Archaeologist Johan Kamminga, spokesman for the Australian Archaeological Association Inc., said the discovery was "very exciting" as it marked the first time human footprints from the Pleistocene period have been found in Australia.

"All we've had is bones and stones. Here we have footprints _ it's like another dimension of archaeology," said Kamminga, who is not part of the research team.

When the tracks were laid between 19,000 and 23,000 years ago at the height of the last Ice Age in swampland near the shores of Willandra Lakes, the habitat was a lush oasis in Australia's arid interior. The lake system dried up 14,000 years ago.

Webb and his team believe one set of prints was left by a 6-foot-6-inch-tall hunter who sprinted at almost 19 mph across silty clay toward an unknown prey, mud squeezing between his bare toes.

Some tracks reveal unknown game being dragged across mud. Emu and kangaroo tracks are also found in the area.

New South Wales state Environment Minister Bob Debus described the find as "one of the most significant cultural and archaeological discoveries made in Australia in recent times."

"These footprints present us with a moving snapshot of the people who lived during the planet's last Ice Age," Debus said in a statement.

The prints were laid in wet clay containing calcium carbonate that hardened like concrete when it dried.

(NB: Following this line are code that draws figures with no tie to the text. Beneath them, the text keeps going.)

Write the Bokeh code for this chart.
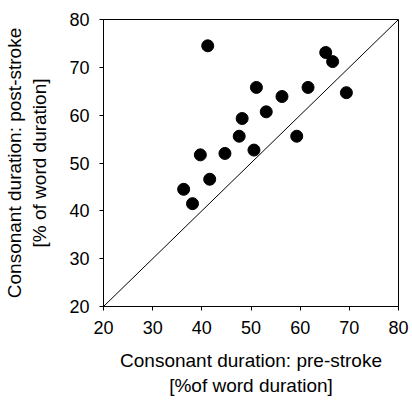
from bokeh.plotting import figure
from bokeh.models import Slope, FixedTicker, Range1d
from bokeh.embed import file_html
from bokeh.resources import INLINE

# Consonant duration (% of word duration)
pre_stroke = [41.2, 65.2, 66.6, 51.1, 61.6, 69.4, 56.3, 53.1, 48.2, 47.6, 59.3, 50.6, 44.7, 39.7, 41.6, 36.3, 38.1]
post_stroke = [74.5, 73.1, 71.2, 65.8, 65.8, 64.7, 63.9, 60.7, 59.3, 55.6, 55.6, 52.7, 52.0, 51.7, 46.6, 44.5, 41.5]
ticks = [20, 30, 40, 50, 60, 70, 80]

FONT = "Liberation Sans"

p = figure(width=412, height=401, output_backend="svg", toolbar_location=None,
           x_range=Range1d(20, 80), y_range=Range1d(20, 80),
           min_border_left=103, min_border_right=14, min_border_top=19, min_border_bottom=95)

p.xgrid.visible = False
p.ygrid.visible = False
p.outline_line_color = "black"
p.outline_line_width = 1
p.background_fill_color = "white"
p.border_fill_color = "white"

p.add_layout(Slope(gradient=1, y_intercept=0, line_color="black", line_width=1))
p.scatter(pre_stroke, post_stroke, size=12, color="black")

for ax in (p.xaxis[0], p.yaxis[0]):
    ax.ticker = FixedTicker(ticks=ticks)
    ax.minor_tick_line_color = None
    ax.major_tick_in = 0
    ax.major_tick_out = 4
    ax.axis_line_color = "black"
    ax.major_tick_line_color = "black"
    ax.major_label_text_font = FONT
    ax.major_label_text_font_size = "18px"
    ax.major_label_text_color = "black"
    ax.axis_label_text_font = FONT
    ax.axis_label_text_font_size = "19px"
    ax.axis_label_text_font_style = "normal"
    ax.axis_label_text_color = "black"

p.xaxis.axis_label = "Consonant duration: pre-stroke\n[%of word duration]"
p.yaxis.axis_label = "Consonant duration: post-stroke\n[% of word duration]"
p.xaxis.major_label_standoff = 10
p.yaxis.major_label_standoff = 10
p.xaxis.axis_label_standoff = 13
p.yaxis.axis_label_standoff = 16

open("out.html", "w").write(file_html(p, INLINE))
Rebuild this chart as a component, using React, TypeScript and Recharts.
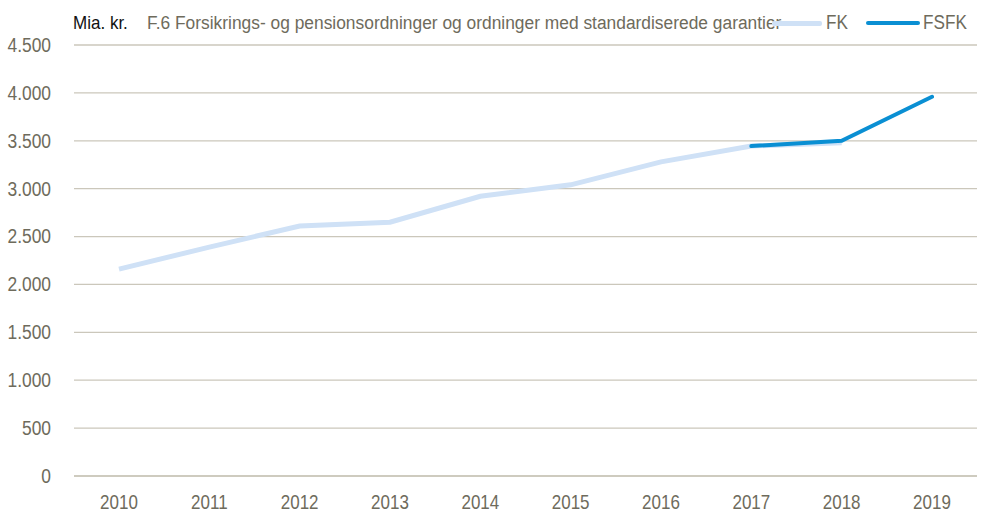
import { LineChart, Line, XAxis, YAxis, CartesianGrid } from "recharts";

const years = ["2010", "2011", "2012", "2013", "2014", "2015", "2016", "2017", "2018", "2019"];
const fk = [2160, 2390, 2610, 2650, 2920, 3040, 3280, 3445, 3480, null];
const fsfk = [null, null, null, null, null, null, null, 3445, 3500, 3960];
const yTicks = [0, 500, 1000, 1500, 2000, 2500, 3000, 3500, 4000, 4500];

const data = years.map((year, i) => ({ year, FK: fk[i], FSFK: fsfk[i] }));

const font = "'Liberation Sans', Arial, sans-serif";
const textColor = "#6e6b5c";
const gridColor = "#cbc7bb";
const fkColor = "#cfe1f6";
const fsfkColor = "#0a8fd3";

const formatDa = (v: number) => v.toLocaleString("da-DK");

// narrow font is not available, so squeeze the regular one a bit
function XTick({ x, y, payload }: any) {
    return (
        <text
            transform={`translate(${x},${y + 24}) scale(0.85,1)`}
            textAnchor="middle"
            dominantBaseline="central"
            fill={textColor}
            fontFamily={font}
            fontSize={20}
        >
            {payload.value}
        </text>
    );
}

function YTick({ x, y, payload }: any) {
    return (
        <text
            transform={`translate(${x - 21},${y}) scale(0.87,1)`}
            textAnchor="end"
            dominantBaseline="central"
            fill={textColor}
            fontFamily={font}
            fontSize={20}
        >
            {formatDa(payload.value)}
        </text>
    );
}

const squeeze = (left: number, top: number, scale: number) => ({
    position: "absolute" as const,
    left,
    top,
    fontFamily: font,
    whiteSpace: "nowrap" as const,
    transform: `scaleX(${scale})`,
    transformOrigin: "left center",
    lineHeight: 1,
});

function App() {
    return (
        <div style={{ position: "absolute", left: 0, top: 0, width: 984, height: 515, background: "#fff" }}>
            <LineChart width={984} height={515} data={data} margin={{ top: 45, right: 7, bottom: 0, left: 0 }}>
                <CartesianGrid vertical={false} stroke={gridColor} strokeWidth={1.3} />
                <XAxis
                    dataKey="year"
                    height={39}
                    padding={{ left: 45, right: 45 }}
                    axisLine={{ stroke: gridColor, strokeWidth: 1.3 }}
                    tickLine={false}
                    tickSize={0}
                    tick={<XTick />}
                />
                <YAxis
                    width={74}
                    domain={[0, 4500]}
                    ticks={yTicks}
                    axisLine={false}
                    tickLine={false}
                    tickSize={0}
                    tick={<YTick />}
                />
                <Line dataKey="FK" stroke={fkColor} strokeWidth={5} dot={false} isAnimationActive={false} />
                <Line dataKey="FSFK" stroke={fsfkColor} strokeWidth={4} strokeLinecap="round" dot={false} isAnimationActive={false} />
            </LineChart>
            <div style={{ ...squeeze(73, 14, 0.92), fontSize: 18.5, color: "#111" }}>Mia. kr.</div>
            <div style={{ ...squeeze(147, 14, 0.965), fontSize: 18, color: textColor }}>
                F.6 Forsikrings- og pensionsordninger og ordninger med standardiserede garantier
            </div>
            <div style={{ position: "absolute", left: 772, top: 21, width: 50, height: 5, background: fkColor, borderRadius: 2 }} />
            <div style={{ ...squeeze(826, 13, 0.88), fontSize: 19.5, color: textColor }}>FK</div>
            <div style={{ position: "absolute", left: 866, top: 21, width: 54, height: 4, background: fsfkColor, borderRadius: 2 }} />
            <div style={{ ...squeeze(923, 13, 0.88), fontSize: 19.5, color: textColor }}>FSFK</div>
        </div>
    );
}

export default App;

They were eventually covered by a protective clay crust and sand before being exposed recently by wind erosion at the remote national park.

The prints were dated by determining how long quartz sand grains had been buried in sediments above and below them, Webb said.

He estimated that fewer than a third of the prints had been uncovered in the clay pan beneath the dunes.

"We've got 23 track-ways of men running, children walking and wandering around, and I want to find where these tracks go and what these people were doing by following them around," Webb told The Associated Press in a phone interview.

"We know they were hunting something, probably water birds. We've got men running very fast," he said.

"They're wonderful prints _ so lifelike. We've hardly scratched the surface," he added.